REQUIRED WORK
Check every line of the entries below for the word "code", and copy the ones that have it.

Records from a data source
——————————

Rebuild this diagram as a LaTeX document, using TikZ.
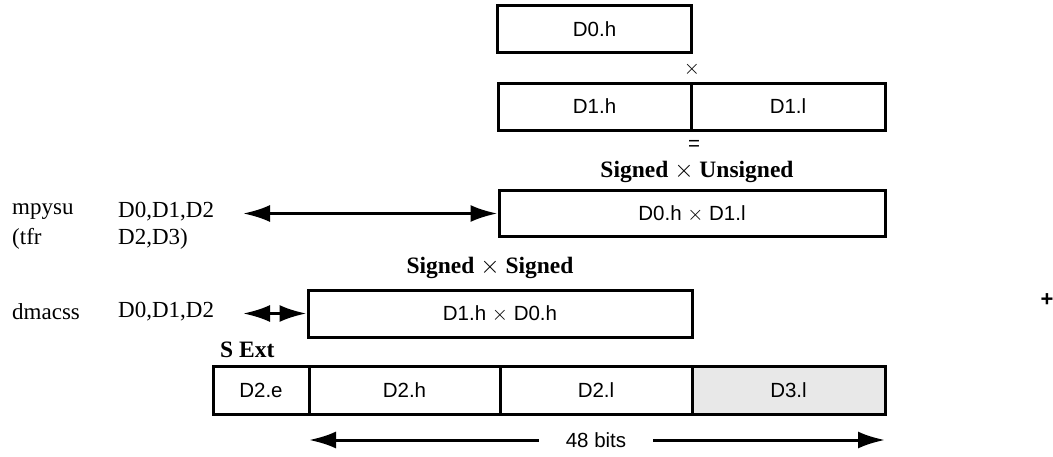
\documentclass[tikz,border=0pt]{standalone}
\usepackage{fontspec}
\setmainfont{Liberation Serif}
\setsansfont{Liberation Sans}
\usetikzlibrary{arrows.meta}
\begin{document}
\begin{tikzpicture}[x=1pt,y=-1pt,
  cell/.style={draw,line width=3pt,inner sep=0pt,minimum height=47pt,font=\sffamily\fontsize{20.5}{24}\selectfont},
  lbl/.style={font=\fontsize{23}{27}\selectfont,inner sep=0pt,anchor=west},
  blbl/.style={font=\bfseries\fontsize{23.5}{27}\selectfont,inner sep=0pt},
  sym/.style={font=\sffamily\fontsize{20.5}{24}\selectfont,inner sep=0pt},
  arr/.style={line width=3pt,{Latex[length=27pt,width=17pt]}-{Latex[length=27pt,width=17pt]}},
  rarr/.style={line width=3pt,-{Latex[length=27pt,width=17pt]}}
]
\useasboundingbox (0,0) rectangle (1053,456);
% top operands
\node[cell,minimum width=194pt] (d0h) at (594.5,29) {D0.h};
\node[sym] (times) at (692,69) {$\times$};
\node[cell,minimum width=193pt] (d1h) at (594.5,106.5) {D1.h};
\node[cell,minimum width=194pt] (d1l) at (788,106.5) {D1.l};
\node[sym] (eq) at (694,145) {=};
\node[blbl] (su) at (697,172) {Signed $\times$ Unsigned};
\node[cell,minimum width=386pt,minimum height=46pt] (p1) at (692,213.5) {D0.h $\times$ D1.l};
% left instructions
\node[lbl] (mpysu) at (12,212) {mpysu};
\node[lbl] (mpyargs) at (118,212) {D0,D1,D2};
\node[lbl] (tfr) at (12,239) {(tfr};
\node[lbl] (tfrargs) at (118,239) {D2,D3)};
\coordinate (a1) at (243,213.5);
\draw[arr] (a1) -- (p1.west);
% signed x signed
\node[blbl] (ss) at (490,268) {Signed $\times$ Signed};
\node[cell,minimum width=384pt] (p2) at (500,313.5) {D1.h $\times$ D0.h};
\node[lbl] (dmacss) at (12,312) {dmacss};
\node[lbl] (dmacargs) at (118,312) {D0,D1,D2};
\coordinate (a2) at (243,313.5);
\draw[arr] (a2) -- (p2.west);
% result
\node[blbl,anchor=west] (sext) at (220,350) {S Ext};
\node[cell,minimum width=96pt,minimum height=48pt] (d2e) at (261,390) {D2.e};
\node[cell,minimum width=191pt,minimum height=48pt] (d2h) at (404.5,390) {D2.h};
\node[cell,minimum width=192pt,minimum height=48pt] (d2l) at (596,390) {D2.l};
\node[cell,minimum width=193pt,minimum height=48pt,fill=gray!18] (d3l) at (788.5,390) {D3.l};
% 48 bits
\node[sym,inner xsep=27pt] (bits) at (596,440) {48 bits};
\coordinate (b1) at (309,440);
\coordinate (b2) at (885,440);
\draw[rarr] (bits.west) -- (b1);
\draw[rarr] (bits.east) -- (b2);
% stray plus
\node[sym,font=\sffamily\bfseries\fontsize{22}{24}\selectfont] (plus) at (1047,300) {+};
\end{tikzpicture}
\end{document}
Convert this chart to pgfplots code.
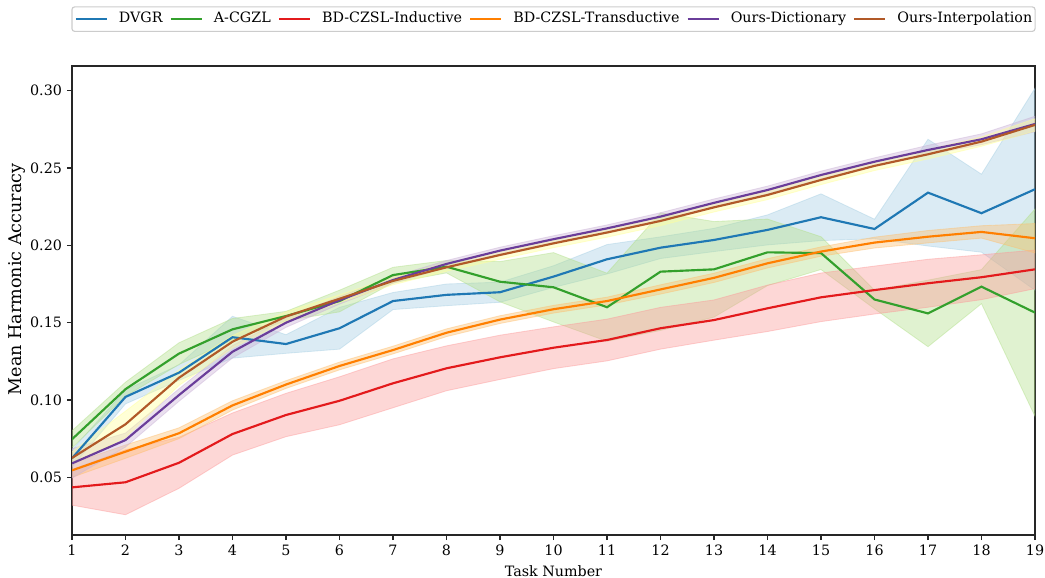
\documentclass[border=0pt]{standalone}
\usepackage{pgfplots}
\pgfplotsset{compat=1.18}
\usepackage{pgfplotstable}
\usepgfplotslibrary{fillbetween}
\usepackage{fontspec}
\setmainfont{DejaVu Serif}

\definecolor{cBlue}{HTML}{1F78B4}\definecolor{cBlueL}{HTML}{A6CEE3}
\definecolor{cGreen}{HTML}{33A02C}\definecolor{cGreenL}{HTML}{B2DF8A}
\definecolor{cRed}{HTML}{E31A1C}\definecolor{cRedL}{HTML}{FB9A99}
\definecolor{cOrange}{HTML}{FF7F00}\definecolor{cOrangeL}{HTML}{FDBF6F}
\definecolor{cPurple}{HTML}{6A3D9A}\definecolor{cPurpleL}{HTML}{CAB2D6}
\definecolor{cBrown}{HTML}{B15928}\definecolor{cYellowL}{HTML}{FFFF99}

\pgfplotstableread{
x m s
1 0.0623 0.0055
2 0.1020 0.0045
3 0.1177 0.0050
4 0.1406 0.0135
5 0.1362 0.0060
6 0.1464 0.0135
7 0.1640 0.0055
8 0.1680 0.0070
9 0.1697 0.0065
10 0.1798 0.0070
11 0.1910 0.0095
12 0.1985 0.0070
13 0.2035 0.0075
14 0.2100 0.0097
15 0.2182 0.0151
16 0.2106 0.0063
17 0.2341 0.0345
18 0.2208 0.0252
19 0.2363 0.0653
}\dvgr

\pgfplotstableread{
x m s
1 0.0746 0.0055
2 0.1070 0.0045
3 0.1300 0.0070
4 0.1457 0.0070
5 0.1543 0.0030
6 0.1640 0.0070
7 0.1808 0.0050
8 0.1862 0.0040
9 0.1765 0.0130
10 0.1729 0.0224
11 0.1600 0.0220
12 0.1830 0.0380
13 0.1845 0.0309
14 0.1955 0.0215
15 0.1950 0.0106
16 0.1650 0.0060
17 0.1560 0.0215
18 0.1733 0.0110
19 0.1565 0.0670
}\acgzl

\pgfplotstableread{
x m s
1 0.0435 0.0115
2 0.0468 0.0210
3 0.0594 0.0165
4 0.0780 0.0136
5 0.0903 0.0140
6 0.0995 0.0155
7 0.1108 0.0158
8 0.1205 0.0145
9 0.1276 0.0143
10 0.1338 0.0135
11 0.1388 0.0135
12 0.1464 0.0135
13 0.1517 0.0130
14 0.1593 0.0150
15 0.1664 0.0157
16 0.1711 0.0155
17 0.1755 0.0155
18 0.1794 0.0145
19 0.1845 0.0125
}\bdind

\pgfplotstableread{
x m s
1 0.0545 0.0045
2 0.0666 0.0043
3 0.0785 0.0035
4 0.0965 0.0030
5 0.1100 0.0025
6 0.1220 0.0025
7 0.1323 0.0025
8 0.1435 0.0025
9 0.1520 0.0025
10 0.1587 0.0025
11 0.1640 0.0025
12 0.1715 0.0030
13 0.1790 0.0030
14 0.1884 0.0030
15 0.1960 0.0030
16 0.2018 0.0035
17 0.2056 0.0040
18 0.2087 0.0040
19 0.2046 0.0095
}\bdtra

\pgfplotstableread{
x m s
1 0.0590 0.0095
2 0.0741 0.0045
3 0.1032 0.0040
4 0.1312 0.0040
5 0.1500 0.0030
6 0.1645 0.0025
7 0.1776 0.0022
8 0.1880 0.0022
9 0.1966 0.0022
10 0.2040 0.0022
11 0.2110 0.0022
12 0.2186 0.0025
13 0.2275 0.0025
14 0.2358 0.0025
15 0.2455 0.0025
16 0.2541 0.0025
17 0.2617 0.0030
18 0.2686 0.0035
19 0.2785 0.0050
}\odict

\pgfplotstableread{
x m s
1 0.0625 0.0040
2 0.0843 0.0085
3 0.1144 0.0050
4 0.1377 0.0040
5 0.1540 0.0030
6 0.1655 0.0025
7 0.1770 0.0025
8 0.1858 0.0025
9 0.1938 0.0028
10 0.2013 0.0028
11 0.2083 0.0030
12 0.2158 0.0030
13 0.2246 0.0030
14 0.2326 0.0030
15 0.2423 0.0030
16 0.2514 0.0030
17 0.2589 0.0030
18 0.2671 0.0030
19 0.2779 0.0040
}\ointp

\newcommand{\band}[3]{%
  \addplot[name path=#1U, draw=none, forget plot] table[x=x, y expr=\thisrow{m}+\thisrow{s}] {#2};
  \addplot[name path=#1L, draw=none, forget plot] table[x=x, y expr=\thisrow{m}-\thisrow{s}] {#2};
  \addplot[fill=#3, draw=#3, line width=0.6pt, fill opacity=0.4, draw opacity=0.45, forget plot] fill between[of=#1U and #1L];
}

\begin{document}
\begin{tikzpicture}
\begin{axis}[
  scale only axis, width=674.1pt, height=328.3pt,
  xmin=1, xmax=19, ymin=0.0127, ymax=0.316,
  xtick={1,2,...,19},
  ytick={0.05,0.10,0.15,0.20,0.25,0.30},
  yticklabel style={/pgf/number format/.cd, fixed, fixed zerofill, precision=2},
  /pgf/number format/assume math mode=true,
  tick align=outside, xtick pos=bottom, ytick pos=left,
  major tick length=3.5pt,
  tick style={black!85, line width=0.8pt},
  axis line style={black!85, line width=0.8pt},
  tick label style={font=\fontsize{10}{12}\selectfont},
  xlabel={Task Number}, ylabel={Mean Harmonic Accuracy},
  xlabel style={font=\fontsize{10}{12}\selectfont, at={(axis description cs:0.5,0)}, anchor=north, inner sep=0pt, yshift=-21pt},
  ylabel style={font=\fontsize{12.3}{14}\selectfont, at={(axis description cs:-0.0576,0.545)}, anchor=center, inner sep=0pt},
  legend columns=6,
  legend image code/.code={\draw[#1] (0pt,0pt) -- (21.7pt,0pt);},
  legend style={at={(0.5,1)}, anchor=south, yshift=23.8pt,
    draw=black!20, line width=0.8pt, rounded corners=2pt, fill=white,
    font=\fontsize{10}{12}\selectfont,
    inner xsep=2pt, inner ysep=3.8pt,
    nodes={inner sep=0pt, text height=7.3pt, text depth=2.3pt},
    /tikz/every odd column/.append style={column sep=7.7pt},
    /tikz/every even column/.append style={column sep=5pt}},
  clip=true,
]
\band{a}{\dvgr}{cBlueL}
\band{b}{\acgzl}{cGreenL}
\band{c}{\bdind}{cRedL}
\band{d}{\bdtra}{cOrangeL}
\band{e}{\odict}{cPurpleL}
\band{f}{\ointp}{cYellowL}

\addplot[cBlue, line width=1.5pt] table[x=x, y=m] {\dvgr};
\addlegendentry{DVGR}
\addplot[cGreen, line width=1.5pt] table[x=x, y=m] {\acgzl};
\addlegendentry{A-CGZL}
\addplot[cRed, line width=1.5pt] table[x=x, y=m] {\bdind};
\addlegendentry{BD-CZSL-Inductive}
\addplot[cOrange, line width=1.5pt] table[x=x, y=m] {\bdtra};
\addlegendentry{BD-CZSL-Transductive}
\addplot[cPurple, line width=1.5pt] table[x=x, y=m] {\odict};
\addlegendentry{Ours-Dictionary}
\addplot[cBrown, line width=1.5pt] table[x=x, y=m] {\ointp};
\addlegendentry{Ours-Interpolation}

\coordinate (bl) at (rel axis cs:0,0);
\coordinate (tr) at (rel axis cs:1,1);
\end{axis}
\pgfresetboundingbox
\path ([shift={(-50.4pt,-30.1pt)}]bl) rectangle ([shift={(7pt,46.2pt)}]tr);
\end{tikzpicture}
\end{document}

——————————

EXERCISE SOLUTION
Convert this chart to pgfplots code.
  legend image code/.code={\draw[#1] (0pt,0pt) -- (21.7pt,0pt);},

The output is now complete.